I wanted to share my wedding invitations as an example of the stationary I handcrafted for our wedding. Unfortunately, I don’t have any invitations left, or even a picture. I spend dozens (and dozens!) of hours silkscreening my invitations, and I don’t even have one picture of all that work. This is why it is crucial to drastically overestimate the number of invitations you may need, if your family is as wishy-washy and uncommitted as that of my husband. Our limiting factor for our wedding was the space – our ceremony room held 180 individuals, maximum. Due to that constraint, we had an A list, and unfortunately, also had to have a B list. I had counted the number of invites I would need if we went through every single person on the A list and on the B list… and added 40, “just in case.”

People, this STILL wasn’t enough. Forty extra invitations… and I still ran out. My husband’s family treated our (hopefully) once-in-a-lifetime wedding (for our families, a wedding is a rare event – my husband and I are both only children and only grandchildren on both sides, so it’s not like they can just wait for the next wedding to come along!) like a family reunion. Roughly 30 of his family members RSVP’d yes… and then a few weeks later called back and changed their mind, because so-and-so (a cousin, niece, aunt, sibling, whomever) wasn’t going to make it to the wedding, so they decided not to come (this was, of course, on top of the other guests who declined attendance from the beginning). As we had to do significant trimming of our initial list even to get down to a B list, we had lots of family friends who were thrilled to come… but that required invitations. And thus, I ran through all of ours. And the ones I had saved for myself, and sent to my parents, and my mother-in-law, and even had to ask my labmates for the invitations I had send to them (tacky, yes, but as a bunch of bachelors, they had all admitted that they were just going to throw the invitation out anyway). The moral of this story is that you can NEVER have too many invitations – and if you care about your invites, TAKE A PICTURE before you send them all away!

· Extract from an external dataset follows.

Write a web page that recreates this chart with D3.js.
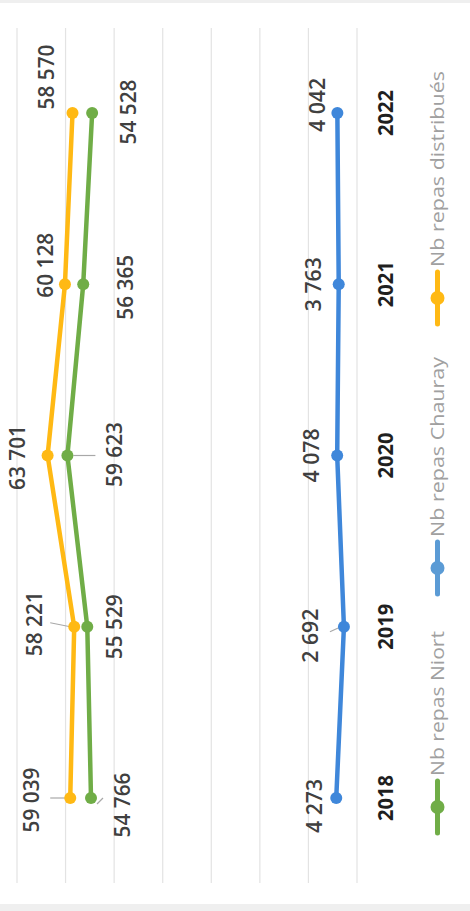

Instead, what I can offer are pictures of my second-favorite paper product – our programs. When it came to program design, I had one simple requirement: the program had to be small enough to fit comfortable into a tuxedo pocket. I have been to so many weddings and received large programs and not known what to do with them, but a small program fits easily into a clutch or into the pocket of my husband’s tuxedo. Plus, it fits perfectly onto a folded half-sheet of paper!

sewn program
{Jennifer Childress Photography}

For the programs, I used Pearl White metallic cardstock for the cover and vellum for the overlays over the picture (both from Paper and More), and heavy pure white text paper from Paper Source for the insert sheets. To stitch the sheets together, I punched a hole through the assembled booklet spine using a pushpin, and sewed them together using crochet cable thread (the same thread I used to crochet the yarmulkes). For the cover, I originally considered purchasing a custom stamp with our logo and then embossing from the stamp, but I realized that if I ran the cardstock through our Inkjet printer and printed straight onto the paper and dumped the embossing powder on immediately after it came through the printer, the ink was still damp enough to hold the embossing powder.

indesign program
{author’s personal collection}

For me, the most difficult part of the programs was setting up the template to maximize printer space and minimize wasted paper, so i included the template I used from InDesign, as I thought perhaps someone else would find it useful!